The underside of the fly has inserts for the cross pole on the spine. Someone was ingenious enough to add little grip loops to use to pull the fly over each end of the cross pole. They are very effective in pulling the fly into place.
- Stuff loops to prop open the screen doors
- Lightweight DAC featherweight poles with shock cords
- Lightweight waterproof material with taped seams
- Double vestibules and double doors
- Aluminum stakes
- Super thin guy lines and stake cords
- Reflective lines
- Yellow materials
Construction and Durability:
The construction of the tent is good. Sewing and taping is done well. I’ve had no problems with the construction. The durability could be an issue for those who are not careful. I bought the tent used. Someone had returned it after just one outing because they noticed two holes in the floor.
They indicated that they did nothing out of the ordinary. I can’t substantiate their claim but I can tell you that the material is very thin and that I find myself taking extra precaution when using the tent. I have another Big Agnes tent from their SL line and the material in that tent is considerably stronger and durable than the materials in the Tiger Wall. Weight savings have their trade off.
Please consider using a footprint on non-essential weight savings outings. Be wise.
After having patched the two holes reported by the original owner, I’ve had no problems yet (I’ve been on four outings with the tent without a footprint).

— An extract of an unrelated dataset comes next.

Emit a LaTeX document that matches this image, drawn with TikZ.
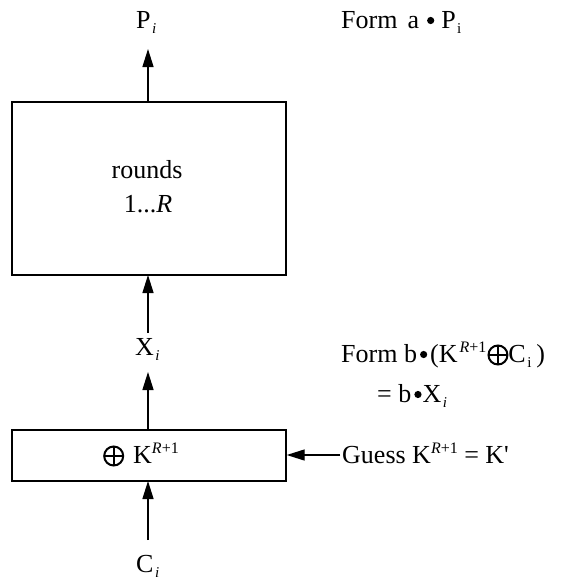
\documentclass[tikz,border=0pt]{standalone}
\usepackage{fontspec}
\setmainfont{Liberation Serif}
\newfontfamily\nomapfont{Liberation Serif}[Ligatures=ResetAll]
\usetikzlibrary{arrows.meta}
\newcommand{\sbi}[1]{\hspace{1.5pt}\raisebox{-5pt}{\fontsize{15}{15}\selectfont #1}}
\newcommand{\spi}[1]{\raisebox{10pt}{\fontsize{16}{16}\selectfont #1}}
\newcommand{\bul}{\tikz[baseline]\fill (0,7.5pt) circle (3.6pt);}
\newcommand{\xorsym}{\tikz[baseline]{\draw[line width=2pt] (0,7pt) circle (9.5pt); \draw[line width=1.8pt] (-9.5pt,7pt)--(9.5pt,7pt) (0,-2.5pt)--(0,16.5pt);}}
\begin{document}
\begin{tikzpicture}[x=1pt,y=-1pt,
  every node/.style={font=\fontsize{26}{34}\selectfont},
  txt/.style={inner sep=0pt,anchor=base west},
  ctxt/.style={inner sep=0pt,anchor=base},
  blk/.style={draw,line width=1.4pt},
  arr/.style={line width=1.4pt,-{Triangle[length=18pt,width=11pt]}}]
\useasboundingbox (0,0) rectangle (582,584);
% left column
\node[txt] (P) at (136,28) {P\sbi{\textit{i}}};
\node[blk,minimum width=274pt,minimum height=173pt,inner sep=0pt] (R) at (149,188.5) {};
\node[ctxt] (Rt1) at (147,178) {rounds};
\node[ctxt] (Rt2) at (148,212) {1...\textit{R}};
\node[txt] (X) at (135,355) {X\sbi{\textit{i}}};
\node[blk,minimum width=274pt,minimum height=51pt,inner sep=0pt] (K) at (149,455.5) {};
\node[txt] (Kt) at (103,463) {\xorsym\hspace{9pt}K\spi{\textit{R}+1}};
\node[txt] (C) at (136,572) {C\sbi{\textit{i}}};
\coordinate (Rtop) at (148,102);
\coordinate (Rbot) at (148,275);
\coordinate (Ktop) at (148,430);
\coordinate (Kbot) at (148,481);
\coordinate (Ptail) at (148,49);
\coordinate (Xtop) at (148,333);
\coordinate (Xbot) at (148,372);
\coordinate (Ctop) at (148,540);
\draw[arr] (Rtop) -- (Ptail);
\draw[arr] (Xtop) -- (Rbot);
\draw[arr] (Ktop) -- (Xbot);
\draw[arr] (Ctop) -- (Kbot);
% right column
\node[txt] (Fa) at (341,28) {Form\hspace{10pt}a\hspace{8pt}\bul\hspace{7pt}P\sbi{i}};
\node[txt] (Fb) at (341,362) {Form b\hspace{3pt}\bul\hspace{3pt}(K\hspace{2pt}\spi{\textit{R}+1}\hspace{1pt}\xorsym\hspace{0pt}C\sbi{i}\hspace{5pt})};
\node[txt] (Fc) at (377,402) {= b\hspace{3pt}\bul\hspace{1pt}X\sbi{\textit{i}}};
\node[txt] (G) at (342,463) {Guess K\spi{\textit{R}+1} = K{\nomapfont '}};
\coordinate (Gw) at (340,455);
\draw[arr] (Gw) -- (K.east |- Gw);
\end{tikzpicture}
\end{document}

In the end, I would highly recommend the Tiger Wall UL 2 if you are a person who understands that fantastic weight reduction means you need to treat your lighter gauge materials with added TLC. If you are the type of person who is less careful, I would suggest one from Big Agnes's "Super Light" line of tents. They weigh a few ounces more, but you don't need as much precaution when using them.
I've used the tent on mixed terrain in a few different weather conditions.